------ Data extract

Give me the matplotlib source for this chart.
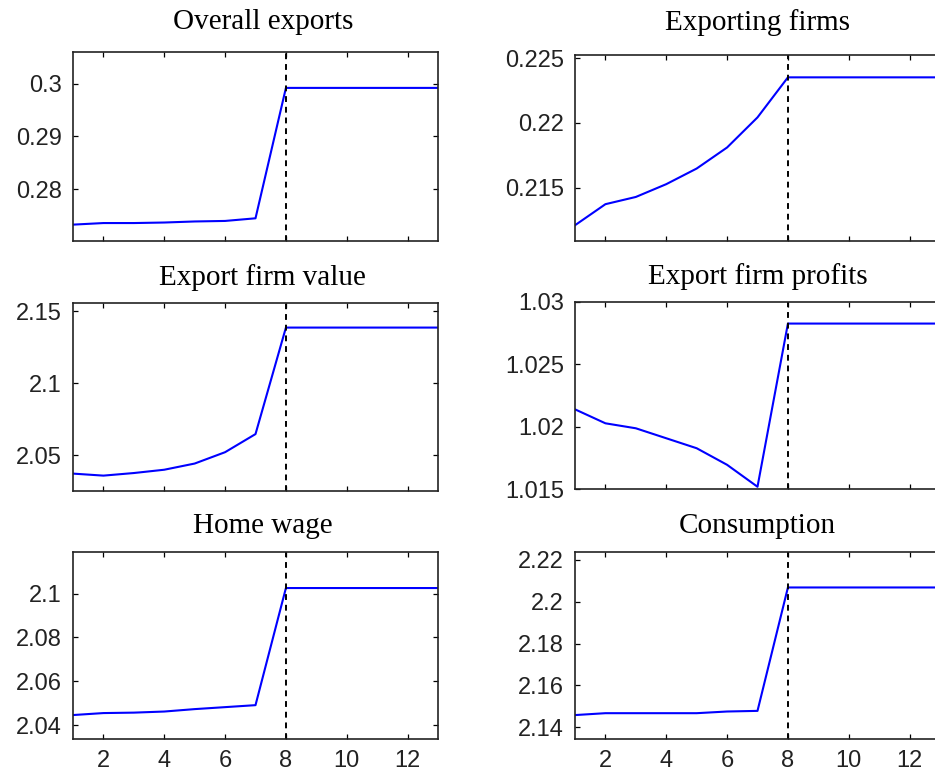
import numpy as np
import matplotlib
matplotlib.use("Agg")
import matplotlib.pyplot as plt
from matplotlib.ticker import FormatStrFormatter

# periods 1..13, shock lands at period 8
periods = np.arange(1, 14)
shock_period = 8

overall_exports = [0.2733, 0.2736, 0.2736, 0.2737, 0.2739, 0.2740, 0.2745,
                   0.2992, 0.2992, 0.2992, 0.2992, 0.2992, 0.2992]
exporting_firms = [0.21208, 0.21371, 0.21427, 0.21526, 0.21647, 0.21810, 0.22043,
                   0.22353, 0.22353, 0.22353, 0.22353, 0.22353, 0.22353]
export_firm_value = [2.0372, 2.0358, 2.0376, 2.0399, 2.0442, 2.0521, 2.0647,
                     2.1388, 2.1388, 2.1388, 2.1388, 2.1388, 2.1388]
export_firm_profits = [1.02139, 1.02027, 1.01987, 1.01907, 1.01827, 1.01694, 1.01518,
                       1.02827, 1.02827, 1.02827, 1.02827, 1.02827, 1.02827]
home_wage = [2.0447, 2.0456, 2.0458, 2.0463, 2.0474, 2.0483, 2.0492,
             2.1025, 2.1025, 2.1025, 2.1025, 2.1025, 2.1025]
consumption = [2.1459, 2.1468, 2.1468, 2.1468, 2.1468, 2.1476, 2.1479,
               2.2067, 2.2067, 2.2067, 2.2067, 2.2067, 2.2067]

titles = ["Overall exports", "Exporting firms", "Export firm value",
          "Export firm profits", "Home wage", "Consumption"]
series = [overall_exports, exporting_firms, export_firm_value,
          export_firm_profits, home_wage, consumption]
ylims = [(0.2702, 0.306), (0.21086, 0.22526), (2.0251, 2.1559),
         (1.015, 1.03), (2.0338, 2.1189), (2.1345, 2.2236)]
yticks = [[0.28, 0.29, 0.30], [0.215, 0.22, 0.225], [2.05, 2.10, 2.15],
          [1.015, 1.02, 1.025, 1.03], [2.04, 2.06, 2.08, 2.10],
          [2.14, 2.16, 2.18, 2.20, 2.22]]

W, H = 935, 779
fig = plt.figure(figsize=(W / 100, H / 100), dpi=100)

# axes boxes in pixels: left, top, right, bottom
boxes = [(73, 52, 438, 241), (575, 55, 940, 241),
         (73, 303, 438, 491), (575, 302, 940, 489),
         (73, 552, 438, 739), (575, 552, 940, 739)]
title_gap = [23, 25, 18, 18, 19, 19]  # px from axes top to title baseline

for i, (title, y) in enumerate(zip(titles, series)):
    l, t, r, b = boxes[i]
    ax = fig.add_axes([l / W, 1 - b / H, (r - l) / W, (b - t) / H])
    ax.plot(periods, y, color="#0000ff", lw=1.5)
    ax.axvline(shock_period, color="black", ls=(0, (3, 2.5)), lw=1.4)
    ax.set_xlim(1, 13)
    ax.set_ylim(*ylims[i])
    ax.set_xticks(np.arange(2, 13, 2))
    ax.set_yticks(yticks[i])
    ax.yaxis.set_major_formatter(FormatStrFormatter("%g"))
    ax.tick_params(direction="in", length=3.6, width=0.9, top=True, right=True,
                   labelsize=17, pad=8, labelcolor="#222222")
    for lab in ax.get_xticklabels() + ax.get_yticklabels():
        lab.set_family("Liberation Sans")
    if i < 4:
        ax.tick_params(labelbottom=False)
    for s in ax.spines.values():
        s.set_linewidth(1.2)
        s.set_color("#222222")
    tx = 0.52 if i % 2 == 0 else 0.5
    ax.annotate(title, xy=(tx, 1), xycoords="axes fraction",
                xytext=(0, title_gap[i] * 0.72), textcoords="offset points",
                ha="center", va="baseline", fontsize=21,
                family="Liberation Serif")

fig.savefig("out.png", dpi=100)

------------

*Exercise prompt*:
Repeat the lines above, starting at the first and stopping after the line that holds "shock_period = 8", with the pictures left out.

*Answer for the task*:
Give me the matplotlib source for this chart.
import numpy as np
import matplotlib
matplotlib.use("Agg")
import matplotlib.pyplot as plt
from matplotlib.ticker import FormatStrFormatter

# periods 1..13, shock lands at period 8
periods = np.arange(1, 14)
shock_period = 8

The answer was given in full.